• Data provided:
────────

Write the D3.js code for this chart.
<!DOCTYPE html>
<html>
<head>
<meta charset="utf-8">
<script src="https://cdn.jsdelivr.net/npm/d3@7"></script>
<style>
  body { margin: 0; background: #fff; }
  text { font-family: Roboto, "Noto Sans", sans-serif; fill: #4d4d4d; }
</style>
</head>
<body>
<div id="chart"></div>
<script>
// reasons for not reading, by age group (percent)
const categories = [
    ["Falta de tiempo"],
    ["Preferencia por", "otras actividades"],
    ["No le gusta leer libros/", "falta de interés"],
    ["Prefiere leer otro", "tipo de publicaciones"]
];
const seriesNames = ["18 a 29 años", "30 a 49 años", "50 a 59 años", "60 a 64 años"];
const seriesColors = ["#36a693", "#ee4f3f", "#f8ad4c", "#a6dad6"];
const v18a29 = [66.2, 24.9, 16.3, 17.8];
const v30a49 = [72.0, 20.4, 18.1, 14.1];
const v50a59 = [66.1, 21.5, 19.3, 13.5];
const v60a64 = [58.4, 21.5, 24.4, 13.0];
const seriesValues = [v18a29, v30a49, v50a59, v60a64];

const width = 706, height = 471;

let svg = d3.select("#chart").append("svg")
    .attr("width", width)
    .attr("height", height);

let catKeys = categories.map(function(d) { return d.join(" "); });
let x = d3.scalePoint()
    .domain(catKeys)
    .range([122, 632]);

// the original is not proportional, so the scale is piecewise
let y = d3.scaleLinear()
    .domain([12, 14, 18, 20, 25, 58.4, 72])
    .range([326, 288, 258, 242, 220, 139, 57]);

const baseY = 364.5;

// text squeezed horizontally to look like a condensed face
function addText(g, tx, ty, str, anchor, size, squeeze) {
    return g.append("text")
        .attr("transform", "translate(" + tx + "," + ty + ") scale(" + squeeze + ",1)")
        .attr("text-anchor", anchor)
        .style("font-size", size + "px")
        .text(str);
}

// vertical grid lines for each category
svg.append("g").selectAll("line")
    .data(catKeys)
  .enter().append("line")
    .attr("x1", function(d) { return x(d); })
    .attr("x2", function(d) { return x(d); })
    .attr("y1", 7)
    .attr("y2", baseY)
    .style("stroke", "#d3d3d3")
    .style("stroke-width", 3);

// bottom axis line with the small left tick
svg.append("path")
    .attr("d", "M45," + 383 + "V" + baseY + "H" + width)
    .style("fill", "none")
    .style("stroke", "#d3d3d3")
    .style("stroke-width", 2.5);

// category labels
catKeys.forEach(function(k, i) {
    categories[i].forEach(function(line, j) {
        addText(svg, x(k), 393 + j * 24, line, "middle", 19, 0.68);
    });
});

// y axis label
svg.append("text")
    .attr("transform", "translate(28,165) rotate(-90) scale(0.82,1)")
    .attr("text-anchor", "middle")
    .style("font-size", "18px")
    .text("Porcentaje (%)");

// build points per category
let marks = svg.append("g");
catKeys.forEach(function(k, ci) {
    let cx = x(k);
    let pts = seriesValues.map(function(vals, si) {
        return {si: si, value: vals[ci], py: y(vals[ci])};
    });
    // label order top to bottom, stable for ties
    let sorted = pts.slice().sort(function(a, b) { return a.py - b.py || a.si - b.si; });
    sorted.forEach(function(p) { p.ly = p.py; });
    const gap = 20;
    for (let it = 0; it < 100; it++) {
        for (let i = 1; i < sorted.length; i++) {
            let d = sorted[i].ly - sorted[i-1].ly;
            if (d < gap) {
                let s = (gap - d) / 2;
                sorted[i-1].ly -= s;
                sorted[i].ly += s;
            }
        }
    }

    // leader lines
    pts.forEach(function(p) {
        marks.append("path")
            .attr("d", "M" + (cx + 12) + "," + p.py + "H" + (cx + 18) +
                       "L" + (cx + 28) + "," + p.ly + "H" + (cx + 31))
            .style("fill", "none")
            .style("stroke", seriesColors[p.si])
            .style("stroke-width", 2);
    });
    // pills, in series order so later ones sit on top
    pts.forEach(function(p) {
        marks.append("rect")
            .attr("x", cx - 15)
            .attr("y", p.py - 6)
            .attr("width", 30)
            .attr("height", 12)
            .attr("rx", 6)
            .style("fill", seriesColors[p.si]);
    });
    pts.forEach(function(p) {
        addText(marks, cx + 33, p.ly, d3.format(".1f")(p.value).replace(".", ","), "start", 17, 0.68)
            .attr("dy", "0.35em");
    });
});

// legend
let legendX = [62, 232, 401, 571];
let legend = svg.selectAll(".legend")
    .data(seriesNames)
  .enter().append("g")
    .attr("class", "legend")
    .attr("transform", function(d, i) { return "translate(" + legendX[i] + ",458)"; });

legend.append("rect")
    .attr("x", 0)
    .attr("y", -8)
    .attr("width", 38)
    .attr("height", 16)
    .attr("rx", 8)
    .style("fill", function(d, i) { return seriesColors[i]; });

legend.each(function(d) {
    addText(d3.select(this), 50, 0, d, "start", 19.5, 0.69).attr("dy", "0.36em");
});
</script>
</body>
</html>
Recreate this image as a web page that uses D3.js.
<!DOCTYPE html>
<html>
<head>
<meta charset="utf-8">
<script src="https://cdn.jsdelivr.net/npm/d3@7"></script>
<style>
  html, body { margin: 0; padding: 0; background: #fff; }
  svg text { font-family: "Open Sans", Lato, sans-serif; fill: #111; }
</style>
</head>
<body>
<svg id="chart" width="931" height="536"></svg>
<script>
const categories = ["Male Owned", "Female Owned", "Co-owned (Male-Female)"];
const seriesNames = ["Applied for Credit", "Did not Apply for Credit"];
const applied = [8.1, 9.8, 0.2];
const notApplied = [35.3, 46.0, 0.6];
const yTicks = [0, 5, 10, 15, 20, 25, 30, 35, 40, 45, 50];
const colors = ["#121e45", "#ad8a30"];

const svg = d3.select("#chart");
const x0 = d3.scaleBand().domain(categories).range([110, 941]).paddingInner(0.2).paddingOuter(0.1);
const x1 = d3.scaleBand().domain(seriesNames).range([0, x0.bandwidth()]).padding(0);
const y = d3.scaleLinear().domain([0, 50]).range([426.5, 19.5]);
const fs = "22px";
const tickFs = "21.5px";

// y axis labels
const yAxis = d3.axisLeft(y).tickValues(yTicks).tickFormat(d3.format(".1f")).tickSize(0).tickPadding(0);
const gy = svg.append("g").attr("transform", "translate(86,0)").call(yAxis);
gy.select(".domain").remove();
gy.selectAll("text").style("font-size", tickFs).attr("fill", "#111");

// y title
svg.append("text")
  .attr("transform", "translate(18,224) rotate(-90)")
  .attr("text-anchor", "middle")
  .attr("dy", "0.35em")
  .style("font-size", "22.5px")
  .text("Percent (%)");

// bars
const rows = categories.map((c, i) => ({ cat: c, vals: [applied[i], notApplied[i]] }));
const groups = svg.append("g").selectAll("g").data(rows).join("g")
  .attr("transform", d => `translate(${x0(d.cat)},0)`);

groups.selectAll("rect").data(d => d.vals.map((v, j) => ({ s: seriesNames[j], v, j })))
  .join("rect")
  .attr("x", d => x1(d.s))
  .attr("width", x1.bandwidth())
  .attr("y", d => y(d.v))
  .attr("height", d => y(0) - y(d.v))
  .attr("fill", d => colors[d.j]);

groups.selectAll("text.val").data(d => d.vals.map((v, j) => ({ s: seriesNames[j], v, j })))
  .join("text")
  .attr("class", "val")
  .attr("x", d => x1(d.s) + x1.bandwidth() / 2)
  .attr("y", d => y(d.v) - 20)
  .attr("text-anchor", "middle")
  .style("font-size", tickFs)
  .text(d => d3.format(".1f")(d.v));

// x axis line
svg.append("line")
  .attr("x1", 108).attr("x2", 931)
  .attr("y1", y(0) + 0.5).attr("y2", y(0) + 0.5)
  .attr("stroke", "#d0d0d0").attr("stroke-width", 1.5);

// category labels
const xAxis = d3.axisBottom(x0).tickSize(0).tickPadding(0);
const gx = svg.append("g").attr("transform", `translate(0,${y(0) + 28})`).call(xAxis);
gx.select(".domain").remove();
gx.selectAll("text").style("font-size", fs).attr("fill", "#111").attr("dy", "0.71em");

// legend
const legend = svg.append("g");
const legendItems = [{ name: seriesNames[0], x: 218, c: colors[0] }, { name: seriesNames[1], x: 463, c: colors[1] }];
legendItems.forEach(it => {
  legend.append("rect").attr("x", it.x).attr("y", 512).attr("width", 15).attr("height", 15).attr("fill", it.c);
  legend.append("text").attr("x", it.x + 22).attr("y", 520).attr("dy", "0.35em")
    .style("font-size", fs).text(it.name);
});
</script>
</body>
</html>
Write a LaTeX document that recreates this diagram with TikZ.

────────

Pull out the lines above in which the word "that" appears.

• Result for this exercise:
Recreate this image as a web page that uses D3.js.
Write a LaTeX document that recreates this diagram with TikZ.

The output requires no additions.